WHAT YOU HAVE TO DO: Look at the data below and print exactly the lines from its first line through the line with "(title) at (70,51)"; the pictures stay out of the copy.

RECORDED INFORMATION:
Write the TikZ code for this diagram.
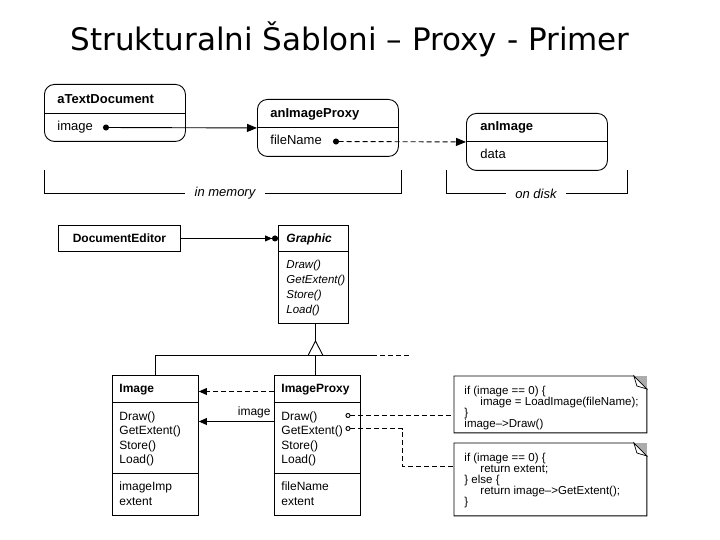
\documentclass[tikz,border=0pt]{standalone}
\usepackage{fontspec}
\setmainfont{Liberation Sans}
\newfontfamily\titlefont{DejaVu Sans}
\usetikzlibrary{arrows.meta}
\begin{document}
\begin{tikzpicture}[x=1pt,y=-1pt,line width=0.9pt,
  objbox/.style={draw, rounded corners=10pt, anchor=north west, inner sep=0pt},
  clsbox/.style={draw, anchor=north west, inner sep=0pt},
  otxt/.style={anchor=base west, inner sep=0pt, font=\fontsize{13}{15}\selectfont},
  otitle/.style={anchor=base west, inner sep=0pt, font=\bfseries\fontsize{13}{15}\selectfont},
  ctxt/.style={anchor=base west, inner sep=0pt, font=\fontsize{12}{14}\selectfont},
  cital/.style={anchor=base west, inner sep=0pt, font=\itshape\fontsize{11.5}{14}\selectfont},
  ctitle/.style={anchor=base west, inner sep=0pt, font=\bfseries\fontsize{12}{14}\selectfont},
  codetxt/.style={anchor=base west, inner sep=0pt, font=\fontsize{11.5}{12}\selectfont},
  brklbl/.style={inner ysep=0pt, inner xsep=9pt, font=\itshape\fontsize{13}{15}\selectfont},
  dsh/.style={dash pattern=on 5pt off 3pt},
  smalltip/.style={-{Triangle[length=8pt,width=7pt]}},
  notebox/.style={anchor=north west, inner sep=0pt, minimum width=192pt}
]
\useasboundingbox (0,0) rectangle (720,540);

% title
\node[anchor=base west, inner sep=0pt, font=\titlefont\fontsize{31}{31}\selectfont] (title) at (70,51) {Strukturalni Šabloni – Proxy - Primer};

% ---------- object diagram ----------
\node[objbox, minimum width=141pt, minimum height=57pt] (atd) at (44,84) {};
\node[objbox, minimum width=141pt, minimum height=57pt] (aip) at (257,99) {};
\node[objbox, minimum width=141pt, minimum height=57pt] (ai) at (466,113) {};
\draw (atd.west |- 0,113.5) -- (atd.east |- 0,113.5);
\draw (aip.west) -- (aip.east);
\draw (ai.west) -- (ai.east);

\node[otitle] (atdname) at (57,104) {aTextDocument};
\node[otxt] (atdimage) at (57,131) {image};
\node[otitle] (aipname) at (270,118) {anImageProxy};
\node[otxt] (aipfile) at (270,145) {fileName};
\node[otitle] (ainame) at (480,131) {anImage};
\node[otxt] (aidata) at (480,159) {data};

\coordinate (atddot) at (103,127.5);
\coordinate (aipdot) at (333,141.5);
\draw[{Circle[length=6pt]}-{Triangle[length=10pt,width=8pt]}] (atddot) -- (aip.west);
\draw[dsh, {Circle[length=6pt]}-{Triangle[length=10pt,width=8pt]}] (aipdot) -- (ai.west);

% brackets
\node[brklbl] (inmem) at (225,193.5) {in memory};
\draw (44.5,170) -- (44.5,193.5) -- (inmem.west);
\draw (inmem.east) -- (401.5,193.5) -- (401.5,170);
\node[brklbl] (ondisk) at (536,193.5) {on disk};
\draw (446.5,170) -- (446.5,193.5) -- (ondisk.west);
\draw (ondisk.east) -- (627.5,193.5) -- (627.5,170);

% ---------- class diagram ----------
\node[clsbox, minimum width=122pt, minimum height=26pt] (de) at (58,225) {};
\node[inner sep=0pt, font=\bfseries\fontsize{12}{14}\selectfont] (dename) at (de.center) {DocumentEditor};

\node[clsbox, minimum width=70pt, minimum height=98pt] (gr) at (278,225) {};
\draw (gr.west |- 0,251.5) -- (gr.east |- 0,251.5);
\node[anchor=base west, inner sep=0pt, font=\bfseries\itshape\fontsize{12}{14}\selectfont] (grname) at (286,242) {Graphic};
\node[cital] (gr1) at (286,268) {Draw()};
\node[cital] (gr2) at (286,283) {GetExtent()};
\node[cital] (gr3) at (286,298) {Store()};
\node[cital] (gr4) at (286,313) {Load()};

\draw[-{Triangle[length=7pt,width=6pt] Circle[length=6pt]}] (de.east) -- (de.east -| gr.west);

% Image
\node[clsbox, minimum width=86pt, minimum height=140pt] (im) at (112,375) {};
\draw (im.west |- 0,402.5) -- (im.east |- 0,402.5);
\draw (im.west |- 0,473.5) -- (im.east |- 0,473.5);
\node[ctitle] (imname) at (119,392) {Image};
\node[ctxt] (im1) at (119,420) {Draw()};
\node[ctxt] (im2) at (119,434.5) {GetExtent()};
\node[ctxt] (im3) at (119,449) {Store()};
\node[ctxt] (im4) at (119,463.5) {Load()};
\node[ctxt] (im5) at (119,490) {imageImp};
\node[ctxt] (im6) at (119,505) {extent};

% ImageProxy
\node[clsbox, minimum width=86pt, minimum height=140pt] (ip) at (274,375) {};
\draw (ip.west |- 0,402.5) -- (ip.east |- 0,402.5);
\draw (ip.west |- 0,473.5) -- (ip.east |- 0,473.5);
\node[ctitle] (ipname) at (281,392) {ImageProxy};
\node[ctxt] (ip1) at (281,420) {Draw()};
\node[ctxt] (ip2) at (281,434.5) {GetExtent()};
\node[ctxt] (ip3) at (281,449) {Store()};
\node[ctxt] (ip4) at (281,463.5) {Load()};
\node[ctxt] (ip5) at (281,490) {fileName};
\node[ctxt] (ip6) at (281,505) {extent};

% inheritance
\coordinate (apex) at (315.5,341);
\coordinate (bar) at (0,355.5);
\draw (apex |- gr.south) -- (apex);
\draw (apex) -- (308,355.5) -- (323,355.5) -- cycle;
\draw (im.north) -- (im.north |- bar) -- (372,355.5);
\draw[dsh] (372,355.5) -- (410,355.5);
\draw (apex |- bar) -- (apex |- ip.north);

% Image <- ImageProxy
\coordinate (lv1) at (0,391.5);
\coordinate (lv2) at (0,421.5);
\draw[dsh, smalltip] (ip.west |- lv1) -- (im.east |- lv1);
\draw[smalltip] (ip.west |- lv2) -- (im.east |- lv2);
\node[anchor=base east, inner sep=0pt, font=\fontsize{12}{14}\selectfont] (imglbl) at (271,415) {image};

% notes
\node[notebox, minimum height=56pt] (note1) at (454,376) {};
\node[notebox, minimum height=72pt] (note2) at (454,443) {};
\foreach \n in {note1,note2}{
  \draw (\n.north west) -- ([xshift=-13pt]\n.north east) -- ([yshift=-13pt]\n.north east) -- (\n.south east) -- (\n.south west) -- cycle;
  \fill[gray!65] ([xshift=-13pt]\n.north east) -- (\n.north east) -- ([yshift=-13pt]\n.north east) -- cycle;
  \draw[fill=white, line width=0.7pt] ([xshift=-13pt]\n.north east) -- ([xshift=-10pt,yshift=-10pt]\n.north east) -- ([yshift=-13pt]\n.north east) -- cycle;
}
\node[codetxt] (c11) at (464,394) {if (image == 0) \{};
\node[codetxt] (c12) at (480,405) {image = LoadImage(fileName);};
\node[codetxt] (c13) at (464,416) {\}};
\node[codetxt] (c14) at (464,427) {image–>Draw()};
\node[codetxt] (c21) at (464,461) {if (image == 0) \{};
\node[codetxt] (c22) at (480,472) {return extent;};
\node[codetxt] (c23) at (464,483) {\} else \{};
\node[codetxt] (c24) at (480,494) {return image–>GetExtent();};
\node[codetxt] (c25) at (464,505) {\}};

% ImageProxy methods -> notes
\coordinate (drc) at (345.5,415.5);
\coordinate (gec) at (345.5,428.5);
\coordinate (bend) at (402.5,0);
\coordinate (lv3) at (0,466.5);
\draw[dsh, {Circle[open,length=5pt]}-] (drc) -- (note1.west |- drc);
\draw[dsh, {Circle[open,length=5pt]}-] (gec) -- (bend |- gec) -- (bend |- lv3) -- (note2.west |- lv3);
\end{tikzpicture}
\end{document}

OUTPUT:
Write the TikZ code for this diagram.
\documentclass[tikz,border=0pt]{standalone}
\usepackage{fontspec}
\setmainfont{Liberation Sans}
\newfontfamily\titlefont{DejaVu Sans}
\usetikzlibrary{arrows.meta}
\begin{document}
\begin{tikzpicture}[x=1pt,y=-1pt,line width=0.9pt,
  objbox/.style={draw, rounded corners=10pt, anchor=north west, inner sep=0pt},
  clsbox/.style={draw, anchor=north west, inner sep=0pt},
  otxt/.style={anchor=base west, inner sep=0pt, font=\fontsize{13}{15}\selectfont},
  otitle/.style={anchor=base west, inner sep=0pt, font=\bfseries\fontsize{13}{15}\selectfont},
  ctxt/.style={anchor=base west, inner sep=0pt, font=\fontsize{12}{14}\selectfont},
  cital/.style={anchor=base west, inner sep=0pt, font=\itshape\fontsize{11.5}{14}\selectfont},
  ctitle/.style={anchor=base west, inner sep=0pt, font=\bfseries\fontsize{12}{14}\selectfont},
  codetxt/.style={anchor=base west, inner sep=0pt, font=\fontsize{11.5}{12}\selectfont},
  brklbl/.style={inner ysep=0pt, inner xsep=9pt, font=\itshape\fontsize{13}{15}\selectfont},
  dsh/.style={dash pattern=on 5pt off 3pt},
  smalltip/.style={-{Triangle[length=8pt,width=7pt]}},
  notebox/.style={anchor=north west, inner sep=0pt, minimum width=192pt}
]
\useasboundingbox (0,0) rectangle (720,540);

% title
\node[anchor=base west, inner sep=0pt, font=\titlefont\fontsize{31}{31}\selectfont] (title) at (70,51) {Strukturalni Šabloni – Proxy - Primer};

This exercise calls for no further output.